Antes que a tormenta eleitoral que vem por aí ofusque nossas preocupações particulares e coletivas, é preciso refletir sobre algumas feridas da amada pátria que ora mais parece uma carroça na chuva, descendo ladeira abaixo, sob o "controle" de um pangaré com os cascos encerados.
Deus é testemunha de que nem mesmo eu boto tanta fé em que só refletir sobre essas feridas vá resolver alguma coisa. É preciso, antes de tudo, uma improvável trégua entre lados opostos (ambos convencidos de suas verdades imutáveis), como cicatrizante das diferenças de opinião.
Claro que, se recebesse um mandato divino, eu mesmo sairia por aí a fazer justiça com minhas próprias mãos, distribuindo pão e terras aos famintos e mal pagos, além de compaixão e generosidade para os mais abonados, até para contradizer quem acha que Ele “é um gozador, adora brincadeira, pois pra nos jogar no mundo tinha o mundo inteiro, mas achou muito engraçado nos botar cabreiros e na barriga da miséria nascemos brasileiros”.
Acontece que a amada pátria, ainda estarrecida com a barbárie de dois crimes repugnantes (fadados ao esquecimento daqui a pouco), vê explodir toda semana novos mísseis devastadores, daqueles que não só destroem prédios e pontes, mas também o que resta de dignidade de uma nação.
Discutia-se nos bares e lares a diferença de duas abordagens policiais: a de um homem negro, pobre, que trafegava sem capacete numa motocicleta e acabou morto por asfixia no porta-malas de uma viatura em Sergipe. A outra, de um homem branco, que estuprou uma mulher em seu mais sublime momento, anestesiada – dopada talvez fosse o termo mais apropriado – durante o parto.

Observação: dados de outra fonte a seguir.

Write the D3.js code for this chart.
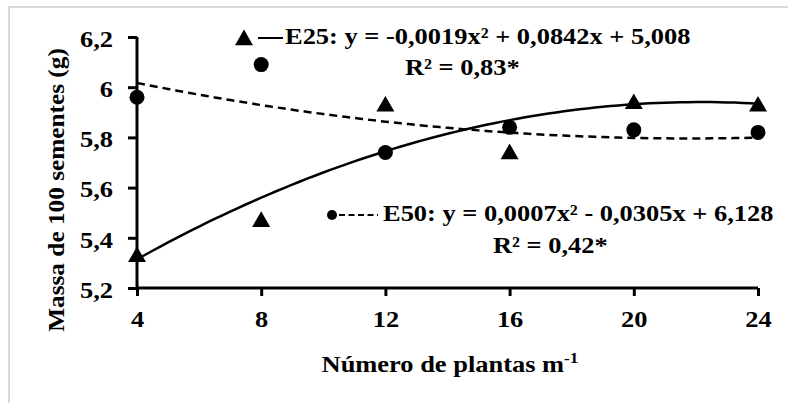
<!DOCTYPE html>
<html><head><meta charset="utf-8">
<script src="https://cdn.jsdelivr.net/npm/d3@7"></script>
<style>
html,body{margin:0;padding:0;background:#fff;}
text{font-family:"Liberation Serif","Times New Roman",serif;font-weight:bold;fill:#000;}
</style></head>
<body>
<svg id="c" width="788" height="403"></svg>
<script>
const plantas = [4, 8, 12, 16, 20, 24];
const e25 = [5.32, 5.46, 5.92, 5.73, 5.93, 5.92];
const e50 = [5.96, 6.09, 5.74, 5.84, 5.83, 5.82];
const coefE25 = [-0.0019, 0.0842, 5.008];
const coefE50 = [0.0007, -0.0305, 6.128];
const yTicks = [5.2, 5.4, 5.6, 5.8, 6, 6.2];
const xTicks = [4, 8, 12, 16, 20, 24];

const FS = 23, SX = 1.15;
const svg = d3.select("#c");
svg.append("rect").attr("x", 9).attr("y", 7).attr("width", 800).attr("height", 420)
  .attr("fill", "none").attr("stroke", "#d9d9d9").attr("stroke-width", 2);

const x = d3.scaleLinear().domain([4, 24]).range([137, 758]);
const y = d3.scaleLinear().domain([5.2, 6.2]).range([288, 37]);
const fmt = v => String(+v.toFixed(1)).replace(".", ",");

// trend curves from the displayed regression coefficients
const xs = d3.range(4, 24.001, 0.25);
const curve = c => xs.map(v => [v, c[0]*v*v + c[1]*v + c[2]]);
const line = d3.line().x(d => x(d[0])).y(d => y(d[1]));
svg.append("path").attr("d", line(curve(coefE50))).attr("fill", "none")
  .attr("stroke", "#000").attr("stroke-width", 2.5).attr("stroke-dasharray", "8,5");
svg.append("path").attr("d", line(curve(coefE25))).attr("fill", "none")
  .attr("stroke", "#000").attr("stroke-width", 2.5);

// axes
const gy = svg.append("g").attr("transform", "translate(137,0)")
  .call(d3.axisLeft(y).tickValues(yTicks).tickFormat(fmt).tickSize(9).tickPadding(14));
const gx = svg.append("g").attr("transform", "translate(0,288)")
  .call(d3.axisBottom(x).tickValues(xTicks).tickFormat(d3.format("d")).tickSize(8).tickPadding(15));
[gy, gx].forEach(g => {
  g.select(".domain").attr("stroke", "#000").attr("stroke-width", 3);
  g.selectAll(".tick line").attr("stroke", "#000").attr("stroke-width", 3);
  g.selectAll(".tick text").attr("font-size", FS).attr("font-family", null);
});
gx.select(".domain").attr("d", "M137,0H758");
gy.select(".domain").attr("d", "M0,37V288");
gy.selectAll(".tick text").attr("x", null).attr("dy", "0.4em")
  .attr("transform", `translate(-24,0) scale(${SX},1)`);
gx.selectAll(".tick text").attr("transform", `scale(${SX},1)`);

// markers
const tri = d3.symbol().type(d3.symbolTriangle).size(140);
svg.append("g").selectAll("path").data(plantas).join("path")
  .attr("d", tri).attr("transform", (d, i) => `translate(${x(d)},${y(e25[i]) - 1})`).attr("fill", "#000");
svg.append("g").selectAll("circle").data(plantas).join("circle")
  .attr("cx", d => x(d)).attr("cy", (d, i) => y(e50[i])).attr("r", 7.5).attr("fill", "#000");

function label(px, py, str, anchor) {
  return svg.append("g").attr("transform", `translate(${px},${py}) scale(${SX},1)`)
    .append("text").attr("font-size", FS).attr("text-anchor", anchor || "start").text(str);
}

// legends
svg.append("path").attr("d", tri).attr("transform", "translate(244,40)").attr("fill", "#000");
svg.append("line").attr("x1", 258).attr("x2", 283).attr("y1", 38).attr("y2", 38).attr("stroke", "#000").attr("stroke-width", 2);
label(285, 44, "E25: y = -0,0019x² + 0,0842x + 5,008");
label(405, 75, "R² = 0,83*");

svg.append("circle").attr("cx", 332).attr("cy", 215).attr("r", 5).attr("fill", "#000");
svg.append("line").attr("x1", 339).attr("x2", 378).attr("y1", 215).attr("y2", 215).attr("stroke", "#000").attr("stroke-width", 2).attr("stroke-dasharray", "6,3.5");
label(383, 221, "E50: y = 0,0007x² - 0,0305x + 6,128");
label(493, 253, "R² = 0,42*");

// axis titles
svg.append("g").attr("transform", "translate(64,190) rotate(-90) scale(1.1,1)")
  .append("text").attr("text-anchor", "middle").attr("font-size", FS).text("Massa de 100 sementes (g)");
const xt = label(450, 372, "", "middle");
xt.append("tspan").text("Número de plantas m");
xt.append("tspan").attr("font-size", 15).attr("dy", -9).text("-1");
</script>
</body></html>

Parecia que o segundo estava sendo convidado a tomar um chope num quiosque qualquer da Barra da Tijuca.
Nisso, logo após a derrota do Flamengo no jogo de ida contra o Atlético-MG pela Copa do Brasil, no Mineirão, um jogador rubro-negro, ainda no gramado, declara algo inesperado partindo de um ídolo esportivo de vulneráveis: "Lá eles vão conhecer o que é inferno!". Referia-se ao ambiente que se deveria criar no Maracanã no jogo de volta.
O Galo não jogou nada e o Urubu nem precisou ser espetacular para vencê-lo: bastou empenhar-se do começo ao fim, atacando em bloco com velocidade, marcando firme e contando com mais uma atuação de gala de um uruguaio humilde e talentoso, autor dos dois gols da vitória. Mas, e se o Flamengo perdesse, como reagiria a massa contra os adversários ou mesmo em relação a seus próprios ídolos?

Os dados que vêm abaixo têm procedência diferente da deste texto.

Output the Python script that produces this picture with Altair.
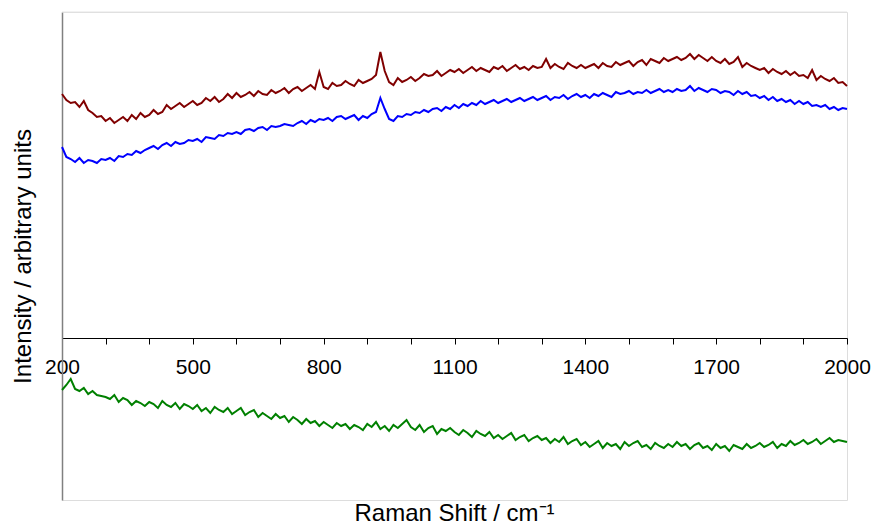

Na noite seguinte, Cássio, 35 anos, o maior goleiro da história do Corinthians, sofreria uma voadora, pelas costas, de um torcedor santista que, inconformado com a desclassificação de seu time, invadiu o campo da Vila Belmiro. Chateado, ele repetiu numa entrevista aquilo que está cada dia mais óbvio (ululante, no dizer de Nelson Rodrigues): "Falta pouco para uma tragédia".
"A gente tá duvidando que isso possa acontecer", arrematou Cássio. Logo ele que, também em abril passado, teve de registrar boletim de ocorrência policial por haver recebido ameaças pelas redes sociais, num momento adverso de seu clube. O resultado das investigações? O mesmo do inquérito aberto pelo STF para investigar a existência de fake news na cena política brasileira.
Quem acompanha futebol mais de perto recorda que, no começo deste ano, durante a partida entre Palmeiras e São Paulo pela Copa São Paulo de Futebol Júnior, um atleta do Verdão encontrou uma faca no gramado, invadido por torcedores do Tricolor. Claro, não era um utensílio de trabalho esquecido pelo jardineiro da Arena Barueri.
Esses casos estão cada vez mais frequentes e absurdamente ousados. Medidas como torcida única nos jogos mais importantes ou proibição de bandeiras nos estádios, soluções adotadas em São Paulo, mostram-se ineficazes e só evidenciam a má-vontade do poder público e dos dirigentes de clubes em resolver o problema.
O embrutecimento generalizado é mais preocupante porque, noutras esferas tão explosivas quanto futebol e religião, incentiva-se abertamente o clima de guerra, desacreditam-se as instituições e incitam-se potenciais criminosos por meio do afrouxamento de regras mínimas de civilidade como o controle de armas.
Como o pior do clima futebolístico está presente nos aspectos mais importantes da vida nacional, recorro de novo a Nelson Rodrigues, citado por Ruy Castro na Folha de S.Paulo de 16.07.22: "Quando os amigos deixam de jantar com os amigos por causa da ideologia, é porque o país está maduro para a carnificina".
Cássio está certo: tem mau cheiro de tragédia no ar.